CHXX-FM
- Quebec City, Quebec; Canada;
- Frequency: 100.9 MHz
- Branding: BPM Sports 100.9 Québec

Programming
- Language: French
- Format: Sports

Ownership
- Owner: Arsenal Media
- Sister stations: CJSQ-FM

History
- First air date: 1995

Technical information
- Licensing authority: CRTC
- Class: B
- ERP: 1,585 watts
- HAAT: 429 metres (1,407 ft)

Links
- Website: bpmsports.ca

= CHXX-FM =

Radio station in Quebec City

CHXX-FM (100.9 FM, "BPM Sports 100.9 Québec") is a French-language radio station licensed to Quebec City, Quebec, Canada. Owned by Arsenal Media, it carries a sports talk format as an affiliate of Arsenal's BPM Sports network.
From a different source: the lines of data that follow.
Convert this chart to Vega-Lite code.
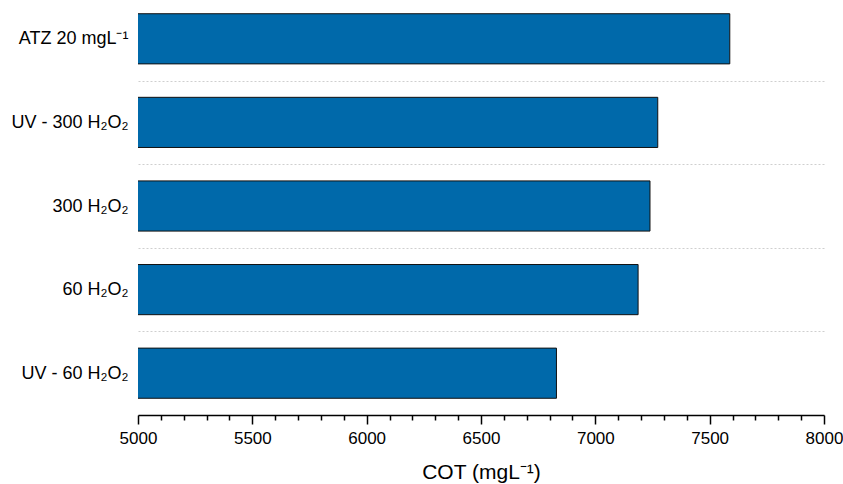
{
  "$schema": "https://vega.github.io/schema/vega-lite/v6.json",
  "width": 686,
  "height": 418,
  "autosize": {"type": "none"},
  "padding": {"left": 138, "top": -3, "right": 19, "bottom": 69},
  "background": "white",
  "config": {
    "view": {"stroke": null},
    "font": "Liberation Sans"
  },
  "data": {
    "values": [
      {"amostra": "ATZ 20 mgL⁻¹", "cot": 7588},
      {"amostra": "UV - 300 H₂O₂", "cot": 7273},
      {"amostra": "300 H₂O₂", "cot": 7239},
      {"amostra": "60 H₂O₂", "cot": 7187},
      {"amostra": "UV - 60 H₂O₂", "cot": 6830}
    ]
  },
  "mark": {"type": "bar", "color": "#0069AA", "stroke": "#111111", "strokeWidth": 1, "clip": true, "height": {"band": 0.6}},
  "encoding": {
    "y": {
      "field": "amostra",
      "type": "nominal",
      "sort": null,
      "scale": {"paddingInner": 0, "paddingOuter": 0},
      "axis": {
        "title": null,
        "domain": false,
        "ticks": false,
        "grid": true,
        "tickBand": "extent",
        "gridDash": [2, 2],
        "gridColor": "#cfcfcf",
        "gridWidth": 1,
        "labelFontSize": 18,
        "labelColor": "#000000",
        "labelPadding": 10,
        "labelLimit": 200
      }
    },
    "x": {
      "field": "cot",
      "type": "quantitative",
      "scale": {"domain": [5000, 8000], "nice": false, "zero": false},
      "axis": {
        "title": "COT (mgL⁻¹)",
        "titleFontSize": 21,
        "titleFontWeight": "normal",
        "titleColor": "#000000",
        "titlePadding": 15,
        "values": [5000, 5100, 5200, 5300, 5400, 5500, 5600, 5700, 5800, 5900, 6000, 6100, 6200, 6300, 6400, 6500, 6600, 6700, 6800, 6900, 7000, 7100, 7200, 7300, 7400, 7500, 7600, 7700, 7800, 7900, 8000],
        "format": "d",
        "labelExpr": "datum.value % 500 === 0 ? datum.label : ''",
        "labelOverlap": false,
        "labelFlush": false,
        "labelFontSize": 17,
        "labelColor": "#000000",
        "labelPadding": 6,
        "grid": false,
        "domainColor": "#000000",
        "domainWidth": 1.5,
        "tickColor": "#000000",
        "tickWidth": 1.5,
        "tickSize": {"condition": {"test": "datum.value % 500 === 0", "value": 9}, "value": 5}
      }
    }
  }
}
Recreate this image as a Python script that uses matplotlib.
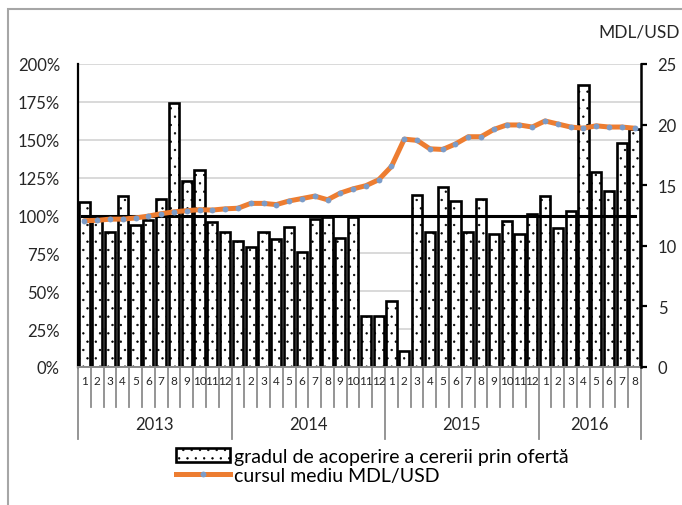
import matplotlib
matplotlib.use("Agg")
import matplotlib.pyplot as plt
from matplotlib.lines import Line2D
from matplotlib.patches import Patch, Rectangle
import numpy as np

plt.rcParams['font.family'] = ['Lato', 'DejaVu Sans']
plt.rcParams['hatch.linewidth'] = 0.45

years = ['2013', '2014', '2015', '2016']
months_per_year = [12, 12, 12, 8]
month_labels = [str(m) for n in months_per_year for m in range(1, n + 1)]

coverage = [109, 97, 89, 113, 94, 97, 111, 174, 123, 130, 96, 89,
            83, 79, 89, 84.5, 92.6, 76, 98, 99, 85, 99, 33.5, 33.5,
            43.8, 10.8, 113.8, 89, 118.6, 109.6, 89, 111, 88, 96.6, 88, 101,
            113, 91.7, 103, 186, 128.5, 116.4, 148, 157]

rate = [12.07, 12.1, 12.2, 12.2, 12.3, 12.45, 12.65, 12.8, 12.9, 12.98, 12.95, 13.05,
        13.1, 13.5, 13.5, 13.4, 13.7, 13.9, 14.1, 13.8, 14.35, 14.7, 14.96, 15.45,
        16.55, 18.8, 18.7, 18.0, 17.95, 18.4, 19.0, 19.0, 19.6, 19.97, 19.97, 19.8,
        20.3, 20.05, 19.8, 19.7, 19.9, 19.8, 19.8, 19.7]

reference_level = 100

left_ticks = [0, 25, 50, 75, 100, 125, 150, 175, 200]
right_ticks = [0, 5, 10, 15, 20, 25]

bar_label = 'gradul de acoperire a cererii prin ofertă'
line_label = 'cursul mediu MDL/USD'
right_title = 'MDL/USD'

ORANGE = '#ED7D31'
BLUE = '#7C9CC8'
GRID = '#D9D9D9'
SEP = '#8C8C8C'
TXT = '#262626'

fig = plt.figure(figsize=(6.82, 5.06), dpi=100)
ax = fig.add_axes([78/682, 1-368/506, (641-78)/682, (368-65)/506])
ax2 = ax.twinx()

n = len(coverage)
x = np.arange(n)

ax.set_zorder(1)
ax.patch.set_visible(False)
ax2.set_zorder(2)
ax2.patch.set_visible(False)

ax.bar(x, coverage, width=0.8, color='white', edgecolor='black',
       linewidth=1.9, hatch='..', zorder=2)
ax.plot([x[0] - 0.2, x[-1]], [reference_level, reference_level],
        color='black', lw=2.2, zorder=3)

ax.set_xlim(-0.5, n - 0.5)
ax.set_ylim(0, 200)
ax.set_yticks(left_ticks)
ax.set_yticklabels([f'{t}%' for t in left_ticks], fontsize=12, color=TXT)
ax.tick_params(axis='y', length=0, pad=13)
for t in left_ticks[1:]:
    ax.axhline(t, color=GRID, lw=1.4, zorder=0)

ax.set_xticks(x)
ax.set_xticklabels(month_labels, fontsize=8.5, color=TXT)
ax.tick_params(axis='x', length=0, pad=6)

for s in ['top', 'right']:
    ax.spines[s].set_visible(False)
ax.spines['left'].set_color('black')
ax.spines['left'].set_linewidth(1.6)
ax.spines['bottom'].set_color(SEP)
ax.spines['bottom'].set_linewidth(1.4)

trans = ax.get_xaxis_transform()
boundaries = np.arange(n + 1) - 0.5
year_starts = np.cumsum([0] + months_per_year)
for b_idx, b in enumerate(boundaries):
    y_end = -0.238 if b_idx in year_starts else -0.132
    ax.plot([b, b], [0, y_end], color=SEP, lw=1.3, transform=trans,
            clip_on=False, zorder=1)
for i, yr in enumerate(years):
    center = (year_starts[i] + year_starts[i + 1] - 1) / 2
    ax.text(center, -0.188, yr, transform=trans, ha='center', va='center',
            fontsize=12, color=TXT)

ax2.plot(x, rate, color=ORANGE, lw=3.6, zorder=4, solid_capstyle='round')
ax2.plot(x, rate, linestyle='none', marker='o', markersize=4.2,
         color=BLUE, markeredgewidth=0, zorder=5)
ax2.set_ylim(0, 25)
ax2.set_yticks(right_ticks)
ax2.set_yticklabels([str(t) for t in right_ticks], fontsize=12, color=TXT)
ax2.tick_params(axis='y', length=4, width=1.6, color='black', pad=8)
for s in ['top', 'left', 'bottom']:
    ax2.spines[s].set_visible(False)
ax2.spines['right'].set_color('black')
ax2.spines['right'].set_linewidth(1.8)

fig.text(639/682, 1-32/506, right_title, ha='center', va='center',
         fontsize=12.5, color=TXT)

handles = [Patch(facecolor='white', edgecolor='black', hatch='..', linewidth=1.9),
           Line2D([0], [0], color=ORANGE, lw=3.6, marker='o', markersize=4.2,
                  markerfacecolor=BLUE, markeredgewidth=0)]
fig.legend(handles, [bar_label, line_label], loc='upper left',
           bbox_to_anchor=(176/682, 1-449/506), frameon=False, fontsize=14,
           handlelength=2.8, handleheight=0.7, handletextpad=0.2,
           labelspacing=0.1, borderpad=0, borderaxespad=0)

fig.patches.append(Rectangle((8/682, -0.1), 1.2, 1 - 10/506 + 0.1,
                             transform=fig.transFigure, fill=False,
                             edgecolor='#A6A6A6', lw=1.5, zorder=0))

fig.savefig('out.png', dpi=100)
It broadcasts with an effective radiated power of 1,585 watts (class B) using an omnidirectional antenna. The station also has one rebroadcaster, operating on 105.5 FM in Lotbinière.

== History ==
Under its former call sign CKNU, the station had a classic rock format and was largely automated. It was best known for having been the home of controversial host André Arthur from August 2002 until December 2005. RNC Media fired most employees, including Arthur, after it acquired the station from Genex Communications in December 2005.

As of July 31, 2007, CKNU changed its call name to CHXX-FM and became Radio X2 100 9, a modern rock radio station similar to its sister modern rock station Radio X (CHOI-FM, which is now a talk station). In August 2019, the station rebranded as simply 100,9, with an adult hits format.

In 2021, the station flipped to contemporary hit radio as Vibe 100.9; the station shared its branding and airstaff with CFTX-FM in Gatineau. On August 29, 2022, both Vibe stations flipped to sports talk as BPM Sports, networked with Montreal sister station CKLX-FM. Due to CRTC license restrictions requiring at least 50% of their weekly programming to be devoted to music, the stations only carry BPM Sports' weekday and weekend morning lineups, do not carry its play-by-play rights (such as CF Montréal), and otherwise continue to carry music programming. The station's local sports programming is currently limited to La Tribune Capitale, a Quebec City-based program that is part of the network schedule.

In November 2025, RNC announced the sale of all three BPM Sports stations alongside to Arsenal Media pending CRTC approval. The CRTC approved the purchase on July 14, 2026. Sister station CJSQ-FM was sold to Arsenal Media from owner Charles Gregory.